The riders, though, all sounded a note of optimism.
"Maybe in the future, when more people join our group, we can build stables in residential communities," Zhao says.
They are even hoping there will come a time when there will be horse lanes on Beijing's roads.
According to Zhao, the noise from the crowds and horns did not bother the well-trained and docile animals. They remained mostly calm all along the route.
Although watched by the traffic police, no one intervened, and the riders reached Houhai.
China's traffic rules have nothing that governs horse-riding on city streets.
But Wutzala says, "We have our own rules."
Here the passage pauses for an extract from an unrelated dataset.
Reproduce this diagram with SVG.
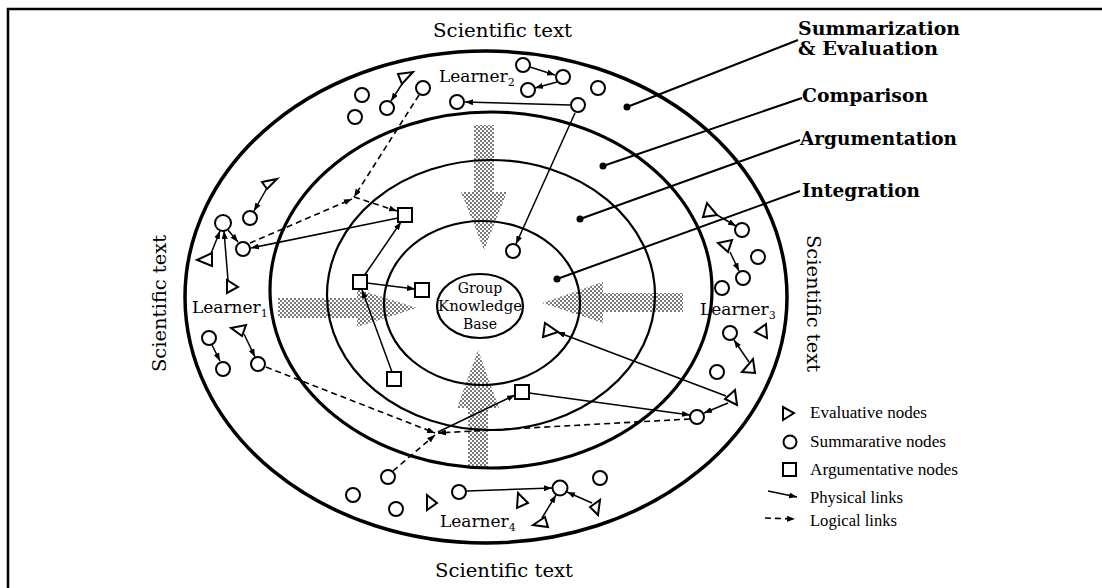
<svg xmlns="http://www.w3.org/2000/svg" width="1102" height="588" viewBox="0 0 1102 588">
<style>
.ring{fill:none;stroke:#000}
.n{fill:#fff;stroke:#000;stroke-width:2}
.l{stroke:#000;stroke-width:1.5;fill:none;marker-end:url(#arr)}
.d{stroke:#000;stroke-width:1.6;fill:none;stroke-dasharray:6 4;marker-end:url(#arr)}
.lead{stroke:#000;stroke-width:2;fill:none}
.t{font-family:"DejaVu Serif","Liberation Serif",serif;fill:#000}
.b{font-family:"DejaVu Serif","Liberation Serif",serif;font-weight:bold;font-size:18px;fill:#000}
.lg{font-family:"Liberation Serif","DejaVu Serif",serif;font-size:16px;fill:#000}
.st{fill:url(#dots)}
</style>
<defs>
<pattern id="dots" width="4" height="4" patternUnits="userSpaceOnUse">
<rect width="4" height="4" fill="#fff"/>
<rect x="0" y="0" width="2" height="2" fill="#7a7a7a"/>
<rect x="2" y="2" width="2" height="2" fill="#7a7a7a"/>
</pattern>
<marker id="arr" markerWidth="8" markerHeight="6" refX="8" refY="3" orient="auto" markerUnits="userSpaceOnUse">
<path d="M0,0 L8,3 L0,6 z" fill="#000"/>
</marker>
</defs>
<rect width="1102" height="588" fill="#fff"/>
<g id="frame">
<path d="M8,588 L8,9 L1102,9" fill="none" stroke="#000" stroke-width="2.5"/>
</g>
<g id="flows">
<polygon class="st" points="474,125 494,125 494,192 507,192 484,250 461,192 474,192"/>
<polygon class="st" points="478,350 499,408 488,408 488,468 468,468 468,408 457,408"/>
<polygon class="st" points="278,298 357,298 357,289 417,308 357,327 357,318 278,318"/>
<polygon class="st" points="542,303 603,282 603,293 683,293 683,312 603,312 603,323"/>
</g>
<g id="rings">
<ellipse class="ring" cx="486" cy="297" rx="301" ry="246" stroke-width="3.5"/>
<ellipse class="ring" cx="491" cy="290" rx="221" ry="178" stroke-width="3.2"/>
<ellipse class="ring" cx="491" cy="295" rx="164" ry="135" stroke-width="2.2"/>
<ellipse class="ring" cx="482" cy="303" rx="98" ry="82" stroke-width="2.2"/>
</g>
<g id="group-knowledge-base">
<ellipse cx="480" cy="306" rx="43" ry="32" fill="#fff" stroke="#000" stroke-width="2.2"/>
<text class="t" x="480" y="293" font-size="14" text-anchor="middle">Group</text>
<text class="t" x="480" y="311" font-size="14" text-anchor="middle" textLength="84" lengthAdjust="spacingAndGlyphs">Knowledge</text>
<text class="t" x="480" y="329" font-size="14" text-anchor="middle">Base</text>
</g>
<g id="layer-labels">
<circle cx="627" cy="107" r="3.5"/>
<line class="lead" x1="627" y1="107" x2="798" y2="40"/>
<circle cx="603" cy="166" r="3.5"/>
<line class="lead" x1="603" y1="166" x2="802" y2="98"/>
<circle cx="580" cy="219" r="3.5"/>
<line class="lead" x1="580" y1="219" x2="800" y2="140"/>
<circle cx="557" cy="279" r="3.5"/>
<line class="lead" x1="557" y1="279" x2="800" y2="191"/>
<text class="b" x="798" y="35" textLength="162" lengthAdjust="spacingAndGlyphs">Summarization</text>
<text class="b" x="798" y="55" textLength="140" lengthAdjust="spacingAndGlyphs">&amp; Evaluation</text>
<text class="b" x="802" y="102" textLength="126" lengthAdjust="spacingAndGlyphs">Comparison</text>
<text class="b" x="800" y="145" textLength="157" lengthAdjust="spacingAndGlyphs">Argumentation</text>
<text class="b" x="802" y="197" textLength="118" lengthAdjust="spacingAndGlyphs">Integration</text>
</g>
<g id="scientific-text">
<text class="t" x="433" y="37" font-size="18" textLength="139" lengthAdjust="spacingAndGlyphs">Scientific text</text>
<text class="t" x="435" y="577" font-size="18" textLength="138" lengthAdjust="spacingAndGlyphs">Scientific text</text>
<text class="t" transform="translate(166,372) rotate(-90)" font-size="18" textLength="137" lengthAdjust="spacingAndGlyphs">Scientific text</text>
<text class="t" transform="translate(807,235) rotate(90)" font-size="18" textLength="137" lengthAdjust="spacingAndGlyphs">Scientific text</text>
</g>
<g id="learner-labels">
<text class="t" x="439" y="82" font-size="17">Learner<tspan font-size="11" dy="4">2</tspan></text>
<text class="t" x="192" y="313" font-size="17">Learner<tspan font-size="11" dy="4">1</tspan></text>
<text class="t" x="700" y="315" font-size="17">Learner<tspan font-size="11" dy="4">3</tspan></text>
<text class="t" x="440" y="527" font-size="17">Learner<tspan font-size="11" dy="4">4</tspan></text>
</g>
<g id="connectors">
<line class="l" x1="402" y1="84" x2="391" y2="101"/>
<line class="l" x1="530" y1="67" x2="555" y2="75"/>
<line class="l" x1="557" y1="82" x2="535" y2="88"/>
<line class="l" x1="570" y1="105" x2="465" y2="102"/>
<line class="l" x1="575" y1="113" x2="516" y2="244"/>
<line class="d" x1="419" y1="95" x2="354" y2="197"/>
<line class="d" x1="250" y1="243" x2="352" y2="199"/>
<line class="d" x1="354" y1="197" x2="397" y2="211"/>
<line class="l" x1="398" y1="218" x2="251" y2="248"/>
<line class="l" x1="267" y1="188" x2="254" y2="211"/>
<line class="l" x1="228" y1="230" x2="238" y2="242"/>
<line class="l" x1="210" y1="256" x2="220" y2="231"/>
<line class="l" x1="228" y1="280" x2="224" y2="231"/>
<line class="l" x1="212" y1="345" x2="220" y2="361"/>
<line class="l" x1="244" y1="334" x2="255" y2="357"/>
<line class="d" x1="266" y1="367" x2="435" y2="433"/>
<line class="l" x1="364" y1="276" x2="401" y2="222"/>
<line class="l" x1="367" y1="283" x2="415" y2="289"/>
<line class="l" x1="392" y1="372" x2="362" y2="290"/>
<line class="l" x1="726" y1="396" x2="557" y2="332"/>
<line class="l" x1="728" y1="403" x2="704" y2="413"/>
<line class="l" x1="529" y1="393" x2="690" y2="415"/>
<line class="d" x1="690" y1="419" x2="438" y2="433"/>
<line class="l" x1="438" y1="432" x2="515" y2="395"/>
<line class="d" x1="393" y1="471" x2="435" y2="435"/>
<line class="l" x1="717" y1="215" x2="736" y2="226"/>
<line class="l" x1="730" y1="252" x2="739" y2="271"/>
<line class="l" x1="749" y1="362" x2="734" y2="340"/>
<line class="l" x1="467" y1="491" x2="552" y2="488"/>
<line class="l" x1="592" y1="503" x2="567" y2="492"/>
<line class="l" x1="542" y1="518" x2="556" y2="495"/>
</g>
<g id="learner2-nodes">
<circle class="n" cx="362" cy="95" r="7"/>
<circle class="n" cx="355" cy="117" r="7"/>
<circle class="n" cx="387" cy="108" r="7"/>
<polygon class="n" points="398,74 413,72 402,84"/>
<circle class="n" cx="423" cy="88" r="7"/>
<circle class="n" cx="457" cy="102" r="7"/>
<circle class="n" cx="523" cy="65" r="7"/>
<circle class="n" cx="563" cy="77" r="7"/>
<circle class="n" cx="528" cy="90" r="7"/>
<circle class="n" cx="598" cy="88" r="7"/>
<circle class="n" cx="578" cy="105" r="7"/>
<circle class="n" cx="513" cy="251" r="7"/>
</g>
<g id="learner1-nodes">
<polygon class="n" points="262,182 277,179 267,189"/>
<circle class="n" cx="250" cy="218" r="7"/>
<circle class="n" cx="223" cy="223" r="8"/>
<circle class="n" cx="243" cy="249" r="7"/>
<polygon class="n" points="197,260 212,253 212,266"/>
<polygon class="n" points="227,280 227,293 238,287"/>
<circle class="n" cx="209" cy="338" r="7"/>
<circle class="n" cx="223" cy="369" r="7"/>
<polygon class="n" points="231,328 246,325 242,336"/>
<circle class="n" cx="258" cy="364" r="7"/>
<rect class="n" x="398" y="208" width="14" height="14"/>
<rect class="n" x="353" y="275" width="14" height="14"/>
<rect class="n" x="415" y="283" width="14" height="14"/>
<rect class="n" x="387" y="372" width="14" height="14"/>
</g>
<g id="learner3-nodes">
<polygon class="n" points="707,203 703,217 717,215"/>
<circle class="n" cx="742" cy="230" r="7"/>
<circle class="n" cx="758" cy="257" r="7"/>
<polygon class="n" points="718,243 732,240 728,252"/>
<circle class="n" cx="743" cy="278" r="7"/>
<circle class="n" cx="722" cy="288" r="7"/>
<circle class="n" cx="730" cy="333" r="7"/>
<polygon class="n" points="755,332 766,324 767,338"/>
<polygon class="n" points="742,372 755,373 753,359"/>
<circle class="n" cx="717" cy="372" r="7"/>
<polygon class="n" points="725,399 735,390 737,405"/>
<circle class="n" cx="697" cy="417" r="7"/>
<polygon class="n" points="545,323 543,337 558,332"/>
</g>
<g id="learner4-nodes">
<rect class="n" x="515" y="385" width="14" height="14"/>
<circle class="n" cx="388" cy="477" r="7"/>
<circle class="n" cx="353" cy="495" r="7"/>
<circle class="n" cx="396" cy="509" r="7"/>
<polygon class="n" points="427,495 427,510 437,503"/>
<circle class="n" cx="459" cy="492" r="7"/>
<circle class="n" cx="560" cy="488" r="7.5"/>
<polygon class="n" points="518,493 528,503 517,508"/>
<circle class="n" cx="600" cy="478" r="7"/>
<polygon class="n" points="590,507 600,500 598,515"/>
<polygon class="n" points="533,525 545,517 548,527"/>
</g>
<g id="legend">
<polygon class="n" points="783,407 783,420 794,413"/>
<text class="lg" x="810" y="418" textLength="117" lengthAdjust="spacingAndGlyphs">Evaluative nodes</text>
<circle class="n" cx="790" cy="442" r="6.5"/>
<text class="lg" x="810" y="447" textLength="136" lengthAdjust="spacingAndGlyphs">Summarative nodes</text>
<rect class="n" x="783" y="463" width="13" height="13"/>
<text class="lg" x="810" y="475" textLength="148" lengthAdjust="spacingAndGlyphs">Argumentative nodes</text>
<line class="l" x1="768" y1="491" x2="797" y2="497"/>
<text class="lg" x="810" y="503" textLength="93" lengthAdjust="spacingAndGlyphs">Physical links</text>
<line class="d" x1="765" y1="518" x2="795" y2="519" stroke-dasharray="4 3"/>
<text class="lg" x="810" y="526" textLength="87" lengthAdjust="spacingAndGlyphs">Logical links</text>
</g>
</svg>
"Our riders have to wear helmets and are forbidden from riding too quickly. We also let the horses rest and drink water from time to time. In addition, we have to watch out for horse droppings.
Another onlooker surnamed Zhou says, "It's not a bad idea to use horses for travel.
"It's a greener way as long as riders can clean up after the horses," says the 68-year-old who once raised horses.
Meanwhile, Jia Huilin, 54, a restaurant manager, and one of the five riders, sees an additional benefit from riding to work.
"Sometimes, you have to struggle to keep your balance on horseback. But that's a kind of physical exercise. I've lost about 25 kg in the past few years because of horse riding and I now feel healthier and younger. "
Although horse riding is considered a luxury sport in China, Wutzala says, "The horses in China are much cheaper than abroad.
"Horse riding is actually cheaper than driving cars."
Doing the math, he says a common horse in China costs between 5,000 yuan ($770) and 50,000 yuan. Another 1,000 yuan every month is needed to cover its food, water, and cleaning needs.
In comparison, a mid-sized sedan will cost 100,000 to 150,000 yuan. Added to this is the high monthly maintenance costs and rising oil prices.
"With the general increase in prices, horses will also become expensive. When oil hits 20 yuan a litre, maybe horses will cost more than cars.
"So, it's best to act now," Wutzala jokes.